CHALLENGE ::
Leave the pictures out, and retype all of the material exactly as written.

STORED DATA ::
- - - - - - -

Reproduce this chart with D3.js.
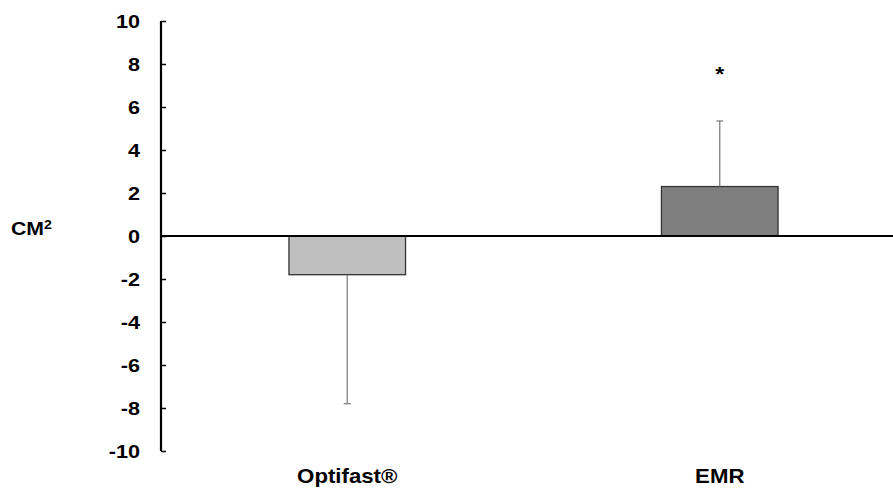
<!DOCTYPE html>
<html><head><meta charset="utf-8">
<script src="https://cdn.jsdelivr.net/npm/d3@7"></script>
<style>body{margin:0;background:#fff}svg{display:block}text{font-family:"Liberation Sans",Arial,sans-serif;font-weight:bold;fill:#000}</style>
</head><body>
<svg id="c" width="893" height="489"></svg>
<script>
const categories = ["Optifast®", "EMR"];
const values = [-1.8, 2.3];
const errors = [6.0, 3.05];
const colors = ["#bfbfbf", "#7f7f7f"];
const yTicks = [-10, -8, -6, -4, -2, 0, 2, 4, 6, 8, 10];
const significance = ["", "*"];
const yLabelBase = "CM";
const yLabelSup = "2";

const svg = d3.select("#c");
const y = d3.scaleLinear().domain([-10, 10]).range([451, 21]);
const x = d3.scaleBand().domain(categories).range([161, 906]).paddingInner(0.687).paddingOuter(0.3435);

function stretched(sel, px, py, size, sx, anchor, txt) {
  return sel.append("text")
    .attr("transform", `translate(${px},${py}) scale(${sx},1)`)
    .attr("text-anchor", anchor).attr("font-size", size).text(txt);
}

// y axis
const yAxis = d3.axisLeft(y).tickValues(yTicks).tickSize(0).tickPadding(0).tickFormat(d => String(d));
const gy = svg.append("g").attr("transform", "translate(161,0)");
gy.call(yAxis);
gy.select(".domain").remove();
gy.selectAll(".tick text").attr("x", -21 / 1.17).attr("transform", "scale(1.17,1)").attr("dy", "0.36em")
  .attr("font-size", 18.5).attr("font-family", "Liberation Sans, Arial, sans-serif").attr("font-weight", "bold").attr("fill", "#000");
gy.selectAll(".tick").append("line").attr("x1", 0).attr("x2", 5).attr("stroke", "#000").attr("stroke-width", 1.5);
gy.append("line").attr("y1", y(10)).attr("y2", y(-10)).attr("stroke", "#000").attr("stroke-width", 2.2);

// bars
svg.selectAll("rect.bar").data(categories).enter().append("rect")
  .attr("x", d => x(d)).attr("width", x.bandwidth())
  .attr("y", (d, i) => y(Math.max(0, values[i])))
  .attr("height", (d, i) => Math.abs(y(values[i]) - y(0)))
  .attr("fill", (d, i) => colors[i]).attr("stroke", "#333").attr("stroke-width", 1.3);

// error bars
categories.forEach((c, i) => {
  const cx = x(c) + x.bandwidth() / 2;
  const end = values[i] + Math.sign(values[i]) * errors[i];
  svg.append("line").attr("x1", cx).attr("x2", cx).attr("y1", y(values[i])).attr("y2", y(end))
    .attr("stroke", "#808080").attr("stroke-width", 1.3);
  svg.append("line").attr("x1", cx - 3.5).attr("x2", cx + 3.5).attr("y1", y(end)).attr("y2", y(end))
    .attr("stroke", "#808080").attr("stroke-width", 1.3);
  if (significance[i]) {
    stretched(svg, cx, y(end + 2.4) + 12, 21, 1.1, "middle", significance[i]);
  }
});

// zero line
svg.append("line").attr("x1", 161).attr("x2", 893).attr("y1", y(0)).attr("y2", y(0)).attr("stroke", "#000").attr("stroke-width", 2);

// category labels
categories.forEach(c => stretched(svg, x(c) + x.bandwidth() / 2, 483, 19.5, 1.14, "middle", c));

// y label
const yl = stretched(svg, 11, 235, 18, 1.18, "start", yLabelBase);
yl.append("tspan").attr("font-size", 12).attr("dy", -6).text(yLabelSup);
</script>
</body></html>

- - - - - - -

THE REPLY ::
Reproduce this chart with D3.js.
<!DOCTYPE html>
<html><head><meta charset="utf-8">
<script src="https://cdn.jsdelivr.net/npm/d3@7"></script>
<style>body{margin:0;background:#fff}svg{display:block}text{font-family:"Liberation Sans",Arial,sans-serif;font-weight:bold;fill:#000}</style>
</head><body>
<svg id="c" width="893" height="489"></svg>
<script>
const categories = ["Optifast®", "EMR"];
const values = [-1.8, 2.3];
const errors = [6.0, 3.05];
const colors = ["#bfbfbf", "#7f7f7f"];
const yTicks = [-10, -8, -6, -4, -2, 0, 2, 4, 6, 8, 10];
const significance = ["", "*"];
const yLabelBase = "CM";
const yLabelSup = "2";

const svg = d3.select("#c");
const y = d3.scaleLinear().domain([-10, 10]).range([451, 21]);
const x = d3.scaleBand().domain(categories).range([161, 906]).paddingInner(0.687).paddingOuter(0.3435);

function stretched(sel, px, py, size, sx, anchor, txt) {
  return sel.append("text")
    .attr("transform", `translate(${px},${py}) scale(${sx},1)`)
    .attr("text-anchor", anchor).attr("font-size", size).text(txt);
}

// y axis
const yAxis = d3.axisLeft(y).tickValues(yTicks).tickSize(0).tickPadding(0).tickFormat(d => String(d));
const gy = svg.append("g").attr("transform", "translate(161,0)");
gy.call(yAxis);
gy.select(".domain").remove();
gy.selectAll(".tick text").attr("x", -21 / 1.17).attr("transform", "scale(1.17,1)").attr("dy", "0.36em")
  .attr("font-size", 18.5).attr("font-family", "Liberation Sans, Arial, sans-serif").attr("font-weight", "bold").attr("fill", "#000");
gy.selectAll(".tick").append("line").attr("x1", 0).attr("x2", 5).attr("stroke", "#000").attr("stroke-width", 1.5);
gy.append("line").attr("y1", y(10)).attr("y2", y(-10)).attr("stroke", "#000").attr("stroke-width", 2.2);

// bars
svg.selectAll("rect.bar").data(categories).enter().append("rect")
  .attr("x", d => x(d)).attr("width", x.bandwidth())
  .attr("y", (d, i) => y(Math.max(0, values[i])))
  .attr("height", (d, i) => Math.abs(y(values[i]) - y(0)))
  .attr("fill", (d, i) => colors[i]).attr("stroke", "#333").attr("stroke-width", 1.3);

// error bars
categories.forEach((c, i) => {
  const cx = x(c) + x.bandwidth() / 2;
  const end = values[i] + Math.sign(values[i]) * errors[i];
  svg.append("line").attr("x1", cx).attr("x2", cx).attr("y1", y(values[i])).attr("y2", y(end))
    .attr("stroke", "#808080").attr("stroke-width", 1.3);
  svg.append("line").attr("x1", cx - 3.5).attr("x2", cx + 3.5).attr("y1", y(end)).attr("y2", y(end))
    .attr("stroke", "#808080").attr("stroke-width", 1.3);
  if (significance[i]) {
    stretched(svg, cx, y(end + 2.4) + 12, 21, 1.1, "middle", significance[i]);
  }
});

// zero line
svg.append("line").attr("x1", 161).attr("x2", 893).attr("y1", y(0)).attr("y2", y(0)).attr("stroke", "#000").attr("stroke-width", 2);

// category labels
categories.forEach(c => stretched(svg, x(c) + x.bandwidth() / 2, 483, 19.5, 1.14, "middle", c));

// y label
const yl = stretched(svg, 11, 235, 18, 1.18, "start", yLabelBase);
yl.append("tspan").attr("font-size", 12).attr("dy", -6).text(yLabelSup);
</script>
</body></html>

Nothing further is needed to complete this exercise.